* _Exercise goal_:
Nothing outside the range is to be copied. From the entries below, reproduce exactly the lines starting at the one with "Generate a Python" and ending at the one with "from bokeh.resources import INLINE", without pictures.

* _Material for this exercise_:

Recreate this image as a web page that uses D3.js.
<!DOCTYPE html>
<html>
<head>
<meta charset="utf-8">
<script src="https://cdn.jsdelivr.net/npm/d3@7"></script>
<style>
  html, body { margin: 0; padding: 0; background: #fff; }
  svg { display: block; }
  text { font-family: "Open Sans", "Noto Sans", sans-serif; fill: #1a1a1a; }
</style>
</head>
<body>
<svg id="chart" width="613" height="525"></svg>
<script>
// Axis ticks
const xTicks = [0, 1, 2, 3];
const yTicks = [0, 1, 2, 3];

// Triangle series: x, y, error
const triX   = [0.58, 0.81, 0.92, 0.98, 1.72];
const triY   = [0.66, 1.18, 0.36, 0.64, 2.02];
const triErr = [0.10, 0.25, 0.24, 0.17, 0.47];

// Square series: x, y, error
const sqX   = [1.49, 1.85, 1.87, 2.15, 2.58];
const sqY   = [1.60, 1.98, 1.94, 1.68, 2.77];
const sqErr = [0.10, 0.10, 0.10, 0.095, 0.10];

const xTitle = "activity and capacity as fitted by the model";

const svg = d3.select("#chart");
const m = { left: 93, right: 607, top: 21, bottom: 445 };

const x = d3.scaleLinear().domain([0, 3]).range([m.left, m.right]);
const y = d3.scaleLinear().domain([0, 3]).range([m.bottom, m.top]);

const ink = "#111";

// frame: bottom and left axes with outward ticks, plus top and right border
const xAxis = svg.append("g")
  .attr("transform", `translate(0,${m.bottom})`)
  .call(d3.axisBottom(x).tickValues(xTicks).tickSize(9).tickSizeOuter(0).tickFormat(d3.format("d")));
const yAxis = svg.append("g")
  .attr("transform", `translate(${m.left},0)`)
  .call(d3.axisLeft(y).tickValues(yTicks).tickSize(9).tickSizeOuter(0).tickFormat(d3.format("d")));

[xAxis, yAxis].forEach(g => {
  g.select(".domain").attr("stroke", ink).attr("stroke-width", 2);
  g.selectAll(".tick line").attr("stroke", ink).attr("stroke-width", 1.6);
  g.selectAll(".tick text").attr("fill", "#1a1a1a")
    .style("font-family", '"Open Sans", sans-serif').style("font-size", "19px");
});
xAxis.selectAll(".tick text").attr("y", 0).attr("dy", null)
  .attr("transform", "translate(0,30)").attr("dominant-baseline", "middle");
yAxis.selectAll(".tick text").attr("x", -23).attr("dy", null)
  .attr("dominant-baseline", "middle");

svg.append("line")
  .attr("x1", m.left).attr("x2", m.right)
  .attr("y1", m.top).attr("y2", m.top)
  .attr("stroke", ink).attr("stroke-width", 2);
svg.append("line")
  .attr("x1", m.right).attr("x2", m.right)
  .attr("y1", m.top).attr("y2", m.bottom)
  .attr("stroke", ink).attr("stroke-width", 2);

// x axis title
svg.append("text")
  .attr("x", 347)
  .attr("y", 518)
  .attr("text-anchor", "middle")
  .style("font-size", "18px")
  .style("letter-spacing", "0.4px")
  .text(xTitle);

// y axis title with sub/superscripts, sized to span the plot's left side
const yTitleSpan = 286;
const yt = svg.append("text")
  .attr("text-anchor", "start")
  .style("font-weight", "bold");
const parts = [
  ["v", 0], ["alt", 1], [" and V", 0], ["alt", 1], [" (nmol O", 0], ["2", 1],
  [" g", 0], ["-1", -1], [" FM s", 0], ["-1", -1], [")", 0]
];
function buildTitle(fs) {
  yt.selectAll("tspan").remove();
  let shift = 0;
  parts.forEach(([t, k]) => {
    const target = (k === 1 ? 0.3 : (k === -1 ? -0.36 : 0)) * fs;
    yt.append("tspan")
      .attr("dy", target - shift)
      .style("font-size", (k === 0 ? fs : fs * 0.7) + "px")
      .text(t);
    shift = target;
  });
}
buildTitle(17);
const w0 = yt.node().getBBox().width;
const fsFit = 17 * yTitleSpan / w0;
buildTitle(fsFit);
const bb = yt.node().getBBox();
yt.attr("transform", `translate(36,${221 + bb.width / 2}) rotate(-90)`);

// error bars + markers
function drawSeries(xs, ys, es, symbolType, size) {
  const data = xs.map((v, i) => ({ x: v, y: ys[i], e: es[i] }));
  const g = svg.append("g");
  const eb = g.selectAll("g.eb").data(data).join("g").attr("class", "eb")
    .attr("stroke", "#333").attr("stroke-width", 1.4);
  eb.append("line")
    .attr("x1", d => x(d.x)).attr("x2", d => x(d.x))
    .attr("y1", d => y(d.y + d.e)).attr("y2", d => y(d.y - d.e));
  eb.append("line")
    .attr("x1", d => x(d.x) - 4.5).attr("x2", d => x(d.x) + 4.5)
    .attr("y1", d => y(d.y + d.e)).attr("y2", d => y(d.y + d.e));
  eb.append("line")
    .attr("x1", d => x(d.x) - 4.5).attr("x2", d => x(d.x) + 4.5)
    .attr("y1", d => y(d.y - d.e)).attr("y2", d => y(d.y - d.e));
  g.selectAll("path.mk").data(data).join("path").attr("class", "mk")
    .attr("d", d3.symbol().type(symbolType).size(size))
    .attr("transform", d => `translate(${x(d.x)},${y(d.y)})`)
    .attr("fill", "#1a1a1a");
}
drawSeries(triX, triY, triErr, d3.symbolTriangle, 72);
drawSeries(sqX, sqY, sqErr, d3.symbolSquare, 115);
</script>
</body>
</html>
---
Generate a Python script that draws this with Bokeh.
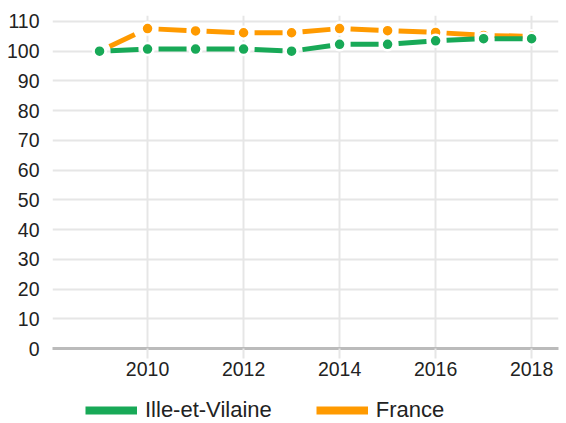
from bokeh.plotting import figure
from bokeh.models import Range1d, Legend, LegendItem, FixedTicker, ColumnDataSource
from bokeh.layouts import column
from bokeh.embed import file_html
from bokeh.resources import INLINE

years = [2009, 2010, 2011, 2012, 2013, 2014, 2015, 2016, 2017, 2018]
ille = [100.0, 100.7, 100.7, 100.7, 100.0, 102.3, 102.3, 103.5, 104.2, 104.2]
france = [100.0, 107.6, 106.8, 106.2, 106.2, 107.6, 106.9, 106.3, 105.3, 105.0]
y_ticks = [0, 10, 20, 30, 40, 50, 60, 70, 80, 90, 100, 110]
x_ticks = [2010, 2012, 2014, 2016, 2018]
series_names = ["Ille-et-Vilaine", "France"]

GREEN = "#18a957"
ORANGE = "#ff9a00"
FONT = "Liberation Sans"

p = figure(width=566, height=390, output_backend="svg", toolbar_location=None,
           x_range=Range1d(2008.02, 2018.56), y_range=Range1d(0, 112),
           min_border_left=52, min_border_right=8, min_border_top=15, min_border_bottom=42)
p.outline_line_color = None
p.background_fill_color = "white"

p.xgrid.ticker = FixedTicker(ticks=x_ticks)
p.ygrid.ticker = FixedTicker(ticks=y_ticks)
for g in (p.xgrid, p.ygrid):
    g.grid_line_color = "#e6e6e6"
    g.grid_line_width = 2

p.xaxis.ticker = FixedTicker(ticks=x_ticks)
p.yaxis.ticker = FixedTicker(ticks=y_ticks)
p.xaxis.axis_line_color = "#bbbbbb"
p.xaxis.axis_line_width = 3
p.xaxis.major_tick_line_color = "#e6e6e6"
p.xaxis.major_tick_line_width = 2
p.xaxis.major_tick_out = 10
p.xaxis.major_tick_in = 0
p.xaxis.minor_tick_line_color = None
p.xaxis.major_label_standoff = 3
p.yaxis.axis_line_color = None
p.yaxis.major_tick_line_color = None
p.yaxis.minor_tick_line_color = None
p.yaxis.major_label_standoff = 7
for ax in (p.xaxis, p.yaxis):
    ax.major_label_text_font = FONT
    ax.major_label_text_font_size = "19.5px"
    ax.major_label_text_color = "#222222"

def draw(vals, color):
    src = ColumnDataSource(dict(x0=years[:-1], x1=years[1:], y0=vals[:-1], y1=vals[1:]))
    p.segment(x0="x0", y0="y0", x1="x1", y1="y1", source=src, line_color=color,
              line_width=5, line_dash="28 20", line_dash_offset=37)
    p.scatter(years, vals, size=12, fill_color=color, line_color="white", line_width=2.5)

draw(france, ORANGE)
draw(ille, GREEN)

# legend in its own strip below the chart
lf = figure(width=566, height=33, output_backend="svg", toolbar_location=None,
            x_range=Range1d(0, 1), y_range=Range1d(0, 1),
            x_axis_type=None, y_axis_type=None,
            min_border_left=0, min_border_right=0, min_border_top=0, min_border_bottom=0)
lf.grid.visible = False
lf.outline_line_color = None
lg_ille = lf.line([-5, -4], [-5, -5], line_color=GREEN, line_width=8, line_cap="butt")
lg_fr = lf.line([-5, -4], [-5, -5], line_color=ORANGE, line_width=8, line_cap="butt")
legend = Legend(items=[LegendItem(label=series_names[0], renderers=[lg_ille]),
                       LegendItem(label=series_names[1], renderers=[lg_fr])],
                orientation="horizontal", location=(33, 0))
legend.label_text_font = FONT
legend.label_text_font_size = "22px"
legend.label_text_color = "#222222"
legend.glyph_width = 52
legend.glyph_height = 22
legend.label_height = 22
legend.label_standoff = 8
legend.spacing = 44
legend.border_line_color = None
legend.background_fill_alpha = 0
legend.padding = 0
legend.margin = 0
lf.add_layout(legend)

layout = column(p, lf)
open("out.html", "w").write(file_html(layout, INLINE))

* _Task output_:
Generate a Python script that draws this with Bokeh.
from bokeh.plotting import figure
from bokeh.models import Range1d, Legend, LegendItem, FixedTicker, ColumnDataSource
from bokeh.layouts import column
from bokeh.embed import file_html
from bokeh.resources import INLINE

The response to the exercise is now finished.